DIRECTIONS FOR THIS TASK:
Write out the opening lines of the data word for word, up to and including the line with "minimum width=165pt] (wmB)", and leave every picture and every later line out.

GIVEN INFORMATION:

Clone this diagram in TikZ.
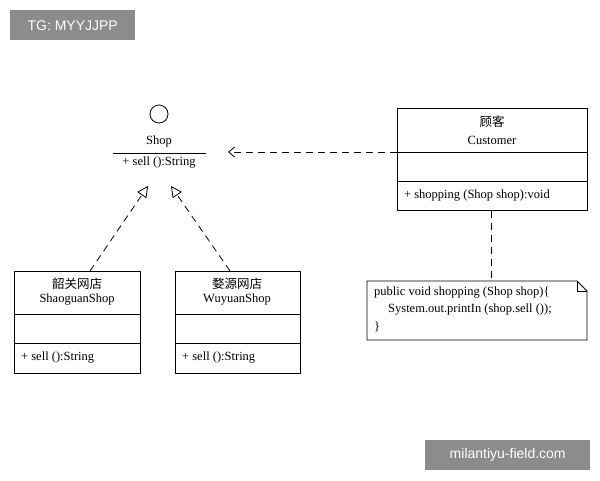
\documentclass[tikz,border=0pt]{standalone}
\usepackage{fontspec}
\setmainfont{Liberation Serif}
\setsansfont{Liberation Sans}
\newfontfamily\cjk{Noto Sans CJK SC}
\usetikzlibrary{arrows.meta,shapes.misc}
\tikzset{
  cls/.style={draw, thick, minimum width=#1, minimum height=102pt, anchor=north west, inner sep=0pt},
  txt/.style={font=\fontsize{12.5}{14}\selectfont, inner sep=0pt},
  dep/.style={thick, dash pattern=on 7pt off 5pt},
  wmark/.style={fill=black!45, text=white, font=\sffamily\fontsize{14}{16}\selectfont, minimum height=30pt, anchor=north west},
}
\begin{document}
\begin{tikzpicture}[x=1pt,y=-1pt]
  \useasboundingbox (0,0) rectangle (600,480);
  \node[wmark, minimum width=125pt] (wmA) at (10,10) {TG: MYYJJPP};
  \node[wmark, minimum width=165pt] (wmB) at (425,440) {milantiyu-field.com};

  % interface
  \draw[thick] (159,114) circle (9pt);
  \node[txt] (shop) at (159,141) {Shop};
  \draw[thick] (113,153) -- (206,153);
  \node[txt] (shopop) at (159,163) {+ sell ():String};
  \coordinate (ifL) at (148,186);
  \coordinate (ifR) at (171,186);
  \coordinate (ifE) at (228,152);

  % customer
  \node[cls=190pt] (cust) at (397,108) {};
  \draw[thick] (397,152) -- (587,152) (397,181) -- (587,181);
  \node[txt] at (492,122) {\cjk 顾客};
  \node[txt] at (492,140) {Customer};
  \node[txt, anchor=west] at (404,196) {+ shopping (Shop shop):void};

  % note
  \draw[thick] (367,281) -- (577,281) -- (587,291) -- (587,340) -- (367,340) -- cycle;
  \draw[thick] (577,281) -- (577,291) -- (587,291);
  \coordinate (note) at (491,281);
  \node[txt, anchor=west] at (374,293) {public void shopping (Shop shop)\{};
  \node[txt, anchor=west] at (388,310) {System.out.printIn (shop.sell ());};
  \node[txt, anchor=west] at (374,327) {\}};

  % shops
  \node[cls=126pt] (sg) at (14,271) {};
  \draw[thick] (14,314) -- (140,314) (14,343) -- (140,343);
  \node[txt] at (77,284) {\cjk 韶关网店};
  \node[txt] at (77,300) {ShaoguanShop};
  \node[txt, anchor=west] at (21,358) {+ sell ():String};

  \node[cls=125pt] (wy) at (175,271) {};
  \draw[thick] (175,314) -- (300,314) (175,343) -- (300,343);
  \node[txt] at (237,284) {\cjk 婺源网店};
  \node[txt] at (237,300) {WuyuanShop};
  \node[txt, anchor=west] at (182,358) {+ sell ():String};

  % connectors
  \draw[dep, -{Straight Barb[length=6pt,width=10pt]}] (cust.west |- 0,152) -- (ifE);
  \draw[dep, -{Triangle[open,length=11pt,width=11pt]}] (sg.north -| 90,0) -- (ifL);
  \draw[dep, -{Triangle[open,length=11pt,width=11pt]}] (wy.north -| 230,0) -- (ifR);
  \draw[dep] (cust.south -| 491,0) -- (note);
\end{tikzpicture}
\end{document}
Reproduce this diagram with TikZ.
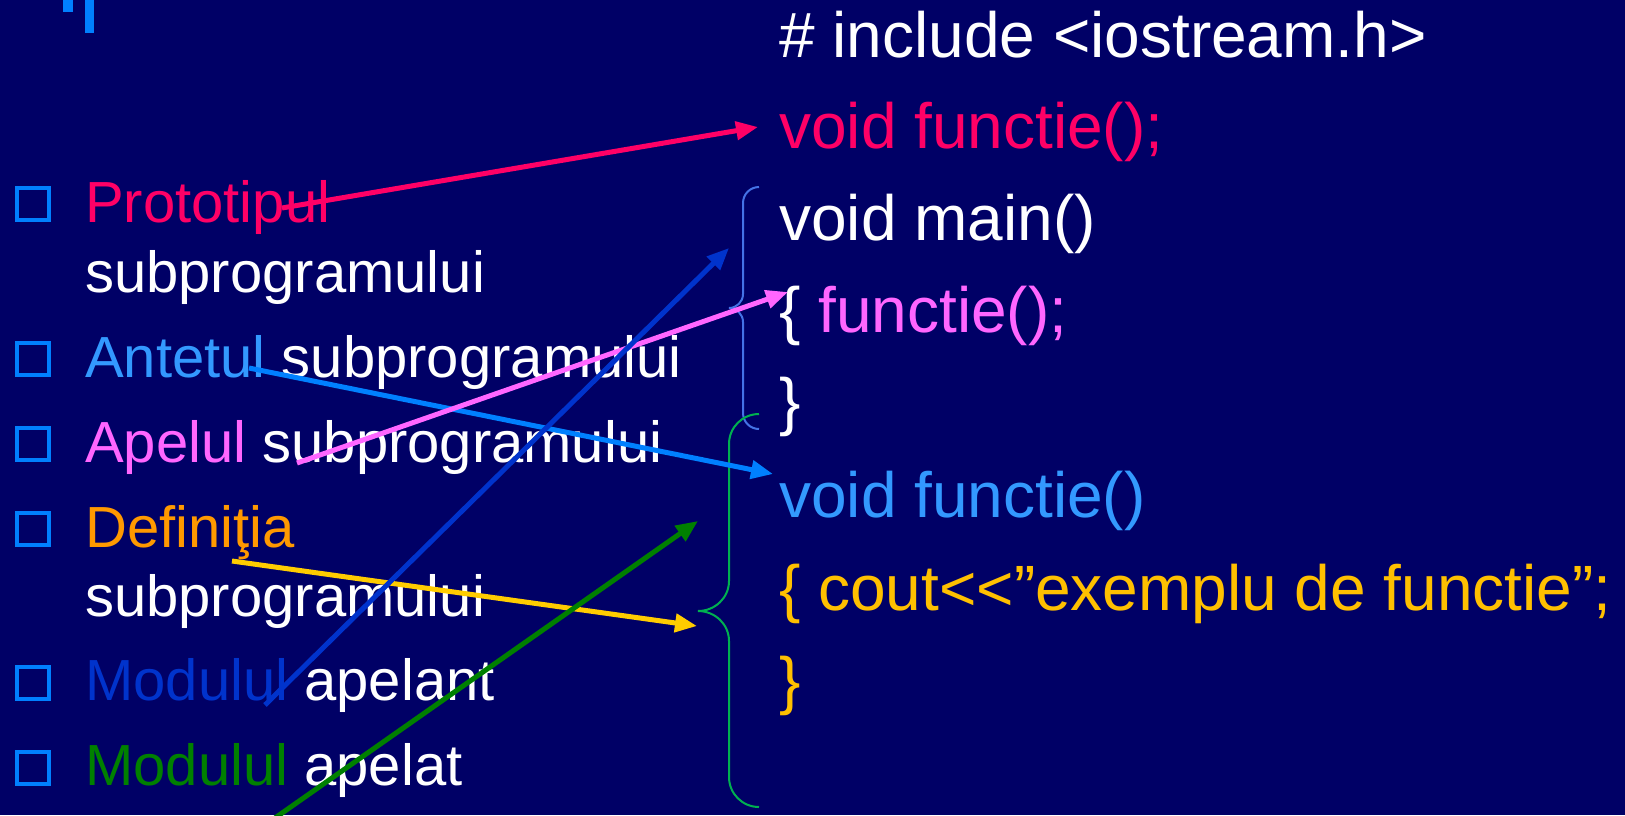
\documentclass[tikz,border=0pt]{standalone}
\usepackage{fontspec}
\setmainfont{Liberation Sans}[Ligatures=TeXOff]
\usetikzlibrary{arrows.meta}
\definecolor{slidebg}{RGB}{0, 0, 102}
\definecolor{bulletblue}{RGB}{0, 128, 255}
\definecolor{protored}{RGB}{255, 0, 102}
\definecolor{antetblue}{RGB}{51, 153, 255}
\definecolor{apelpink}{RGB}{255, 102, 255}
\definecolor{deforange}{RGB}{255, 153, 0}
\definecolor{codegold}{RGB}{255, 192, 0}
\definecolor{arrowyellow}{RGB}{255, 204, 0}
\definecolor{apelantblue}{RGB}{0, 51, 204}
\definecolor{apelatgreen}{RGB}{0, 128, 0}
\definecolor{bracegreen}{RGB}{0, 176, 80}
\definecolor{braceblue}{RGB}{68, 114, 230}

\begin{document}
\begin{tikzpicture}[
  x=1pt, y=-1pt,
  item/.style={anchor=base west, inner sep=0pt, text=white, font=\fontsize{58}{62}\selectfont},
  code/.style={anchor=base west, inner sep=0pt, text=white, font=\fontsize{64}{68}\selectfont},
  bul/.style={draw=bulletblue, line width=3.5pt, minimum size=32pt, inner sep=0pt},
  link/.style={line width=5pt, -{Triangle[length=22pt, width=18pt]}},
  brace/.style={line width=2pt}
]
  % background and slide mark
  \useasboundingbox[fill=slidebg] (0,0) rectangle (1625,815);
  \fill[bulletblue] (63,0) rectangle (73,12);
  \fill[bulletblue] (85,0) rectangle (94,33);

  % list on the left
  \node[bul] (b1) at (33,204) {};
  \node[bul] (b2) at (33,359) {};
  \node[bul] (b3) at (33,444) {};
  \node[bul] (b4) at (33,529) {};
  \node[bul] (b5) at (33,683) {};
  \node[bul] (b6) at (33,768) {};
  \node[item] (proto) at (85,222) {\color{protored}Prototipul};
  \node[item] (proto2) at (85,292) {subprogramului};
  \node[item] (antet) at (85,377) {{\color{antetblue}Antetul} subprogramului};
  \node[item] (apel) at (85,462) {{\color{apelpink}Apelul} subprogramului};
  \node[item] (def) at (85,547) {\color{deforange}Definiţia};
  \node[item] (def2) at (85,616) {subprogramului};
  \node[item] (apelant) at (85,700) {{\color{apelantblue}Modulul} apelant};
  \node[item] (apelat) at (85,785) {{\color{apelatgreen}Modulul} apelat};

  % program on the right
  \node[code] (inc) at (779,57) {\# include <iostream.h>};
  \node[code, text=protored] (proto-c) at (779,148) {void functie();};
  \node[code] (main) at (779,240) {void main()};
  \node[code] (call) at (779,332) {\{ \color{apelpink}functie();};
  \node[code] (endmain) at (779,423) {\}};
  \node[code, text=antetblue] (head) at (779,517) {void functie()};
  \node[code, text=codegold] (body) at (779,610) {\{ cout<<”exemplu de functie”;};
  \node[code, text=codegold] (endfn) at (779,702) {\}};

  % braces
  \draw[brace, braceblue] (759,187) to[out=180,in=90] (743,203) -- (743,294)
    to[out=-90,in=0] (729,308) to[out=0,in=90] (743,322) -- (743,413)
    to[out=-90,in=180] (759,429);
  \draw[brace, bracegreen] (759,414) to[out=180,in=90] (729,444) -- (729,581)
    to[out=-90,in=0] (698,611) to[out=0,in=90] (729,641) -- (729,777)
    to[out=-90,in=180] (759,807);

  % arrow ends
  \coordinate (protoS) at (282,208);
  \coordinate (protoE) at (758,127);
  \coordinate (antetS) at (249,368);
  \coordinate (antetE) at (773,474);
  \coordinate (apelS) at (297,463);
  \coordinate (apelE) at (788,292);
  \coordinate (defS) at (232,561);
  \coordinate (defE) at (697,626);
  \coordinate (apelantS) at (265,705);
  \coordinate (apelantE) at (729,248);
  \coordinate (apelatS) at (275,818);
  \coordinate (apelatE) at (698,521);

  \draw[link, protored] (protoS) -- (protoE);
  \draw[link, bulletblue] (antetS) -- (antetE);
  \draw[link, apelpink] (apelS) -- (apelE);
  \draw[link, arrowyellow] (defS) -- (defE);
  \draw[link, apelantblue] (apelantS) -- (apelantE);
  \draw[link, apelatgreen] (apelatS) -- (apelatE);
\end{tikzpicture}
\end{document}
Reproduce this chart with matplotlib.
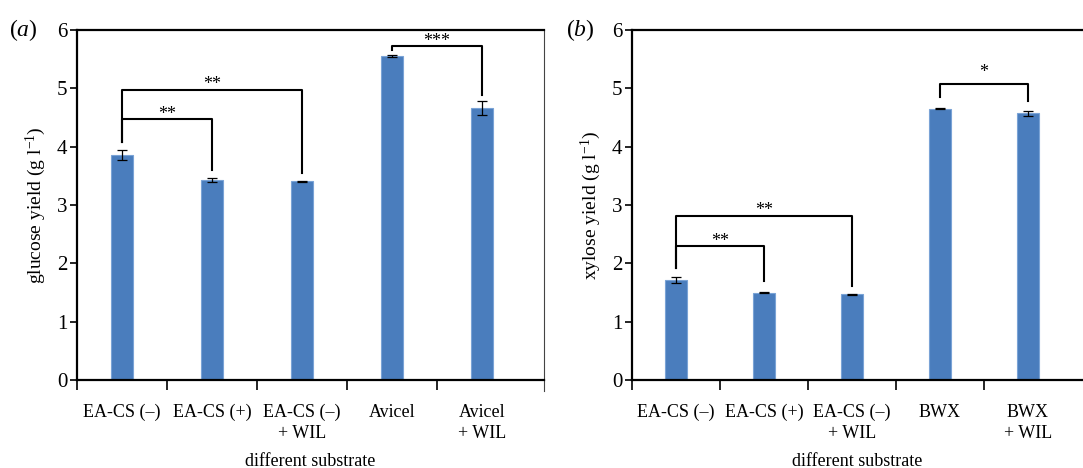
import numpy as np
from matplotlib import pyplot as plt

labels_a = ['EA-CS (–)', 'EA-CS (+)', 'EA-CS (–)\n+ WIL', 'Avicel', 'Avicel\n+ WIL']
glucose = [3.85, 3.43, 3.41, 5.55, 4.66]
glucose_err = [0.085, 0.04, 0.01, 0.02, 0.12]

labels_b = ['EA-CS (–)', 'EA-CS (+)', 'EA-CS (–)\n+ WIL', 'BWX', 'BWX\n+ WIL']
xylose = [1.71, 1.50, 1.47, 4.65, 4.57]
xylose_err = [0.05, 0.01, 0.01, 0.01, 0.05]

# brackets: (i, j, top, left-leg end, right-leg end, stars, text y)
brackets_a = [(0, 1, 4.47, 4.08, 3.60, '**', 4.55),
              (0, 2, 4.98, 4.08, 3.55, '**', 5.06),
              (3, 4, 5.73, 5.66, 4.89, '***', 5.80)]
brackets_b = [(0, 1, 2.30, 1.92, 1.69, '**', 2.38),
              (0, 2, 2.82, 1.92, 1.61, '**', 2.90),
              (3, 4, 5.07, 4.86, 4.79, '*', 5.27)]

plt.rcParams['font.family'] = 'Liberation Serif'
plt.rcParams['mathtext.fontset'] = 'custom'
plt.rcParams['mathtext.rm'] = 'Liberation Serif'
plt.rcParams['mathtext.it'] = 'Liberation Serif:italic'

blue = '#4a7dbd'

fig = plt.figure(figsize=(10.83, 4.68), dpi=100)
ax1 = fig.add_axes([77/1083, 88/468, 467/1083, 350/468])
ax2 = fig.add_axes([632/1083, 88/468, 451/1083, 350/468])


def panel(ax, labels, vals, errs, brackets, ylabel, xmax, tag):
    x = np.arange(len(vals))
    ax.bar(x, vals, width=0.245, color=blue, edgecolor='#7aa3d6', linewidth=0.8, zorder=2)
    ax.errorbar(x, vals, yerr=errs, fmt='none', ecolor='black', elinewidth=0.9,
                capsize=3.5, capthick=0.9, zorder=3)
    for i, j, top, yl, yr, s, ty in brackets:
        ax.plot([i, i, j, j], [yl, top, top, yr], color='black', lw=1.5, zorder=4)
        ax.text((i + j) / 2, ty, s, ha='center', va='center', fontsize=13)
    ax.set_xlim(-0.5, xmax)
    ax.set_ylim(0, 6)
    ax.set_yticks(range(7))
    ax.set_yticklabels([str(v) for v in range(7)], fontsize=15)
    ax.set_xticks(np.arange(len(vals)) - 0.5)
    ax.set_xticklabels([])
    ax.set_xticks(x, minor=True)
    ax.set_xticklabels(labels, minor=True, fontsize=13, linespacing=1.3)
    ax.tick_params(axis='x', which='major', length=7, width=1.2, direction='out')
    ax.tick_params(axis='x', which='minor', length=0, pad=17)
    ax.tick_params(axis='y', length=5, width=1.2, pad=2)
    for sp in ['left', 'bottom', 'top']:
        ax.spines[sp].set_linewidth(1.6)
    ax.spines['right'].set_linewidth(0.8)
    ax.spines['right'].set_color('#444444')
    ax.set_ylabel(ylabel, fontsize=14, labelpad=6)
    ax.set_xlabel('different substrate', fontsize=13, labelpad=8)
    ax.text(-0.115, 1.0, tag, transform=ax.transAxes, fontsize=17, ha='center', va='center')


panel(ax1, labels_a, glucose, glucose_err, brackets_a,
      r'glucose yield (g l$^{-1}$)', -0.5 + 467/90, '($a$)')
panel(ax2, labels_b, xylose, xylose_err, brackets_b,
      r'xylose yield (g l$^{-1}$)', -0.5 + 451/88, '($b$)')
ax2.spines['right'].set_visible(False)
# right spine of panel a runs a little below the axis like a tick
ax1.plot([1, 1], [0, -0.03], transform=ax1.transAxes, color='#444444', lw=0.8, clip_on=False)

fig.savefig('out.png', dpi=100)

WRITTEN RESPONSE:
Clone this diagram in TikZ.
\documentclass[tikz,border=0pt]{standalone}
\usepackage{fontspec}
\setmainfont{Liberation Serif}
\setsansfont{Liberation Sans}
\newfontfamily\cjk{Noto Sans CJK SC}
\usetikzlibrary{arrows.meta,shapes.misc}
\tikzset{
  cls/.style={draw, thick, minimum width=#1, minimum height=102pt, anchor=north west, inner sep=0pt},
  txt/.style={font=\fontsize{12.5}{14}\selectfont, inner sep=0pt},
  dep/.style={thick, dash pattern=on 7pt off 5pt},
  wmark/.style={fill=black!45, text=white, font=\sffamily\fontsize{14}{16}\selectfont, minimum height=30pt, anchor=north west},
}
\begin{document}
\begin{tikzpicture}[x=1pt,y=-1pt]
  \useasboundingbox (0,0) rectangle (600,480);
  \node[wmark, minimum width=125pt] (wmA) at (10,10) {TG: MYYJJPP};
  \node[wmark, minimum width=165pt] (wmB) at (425,440) {milantiyu-field.com};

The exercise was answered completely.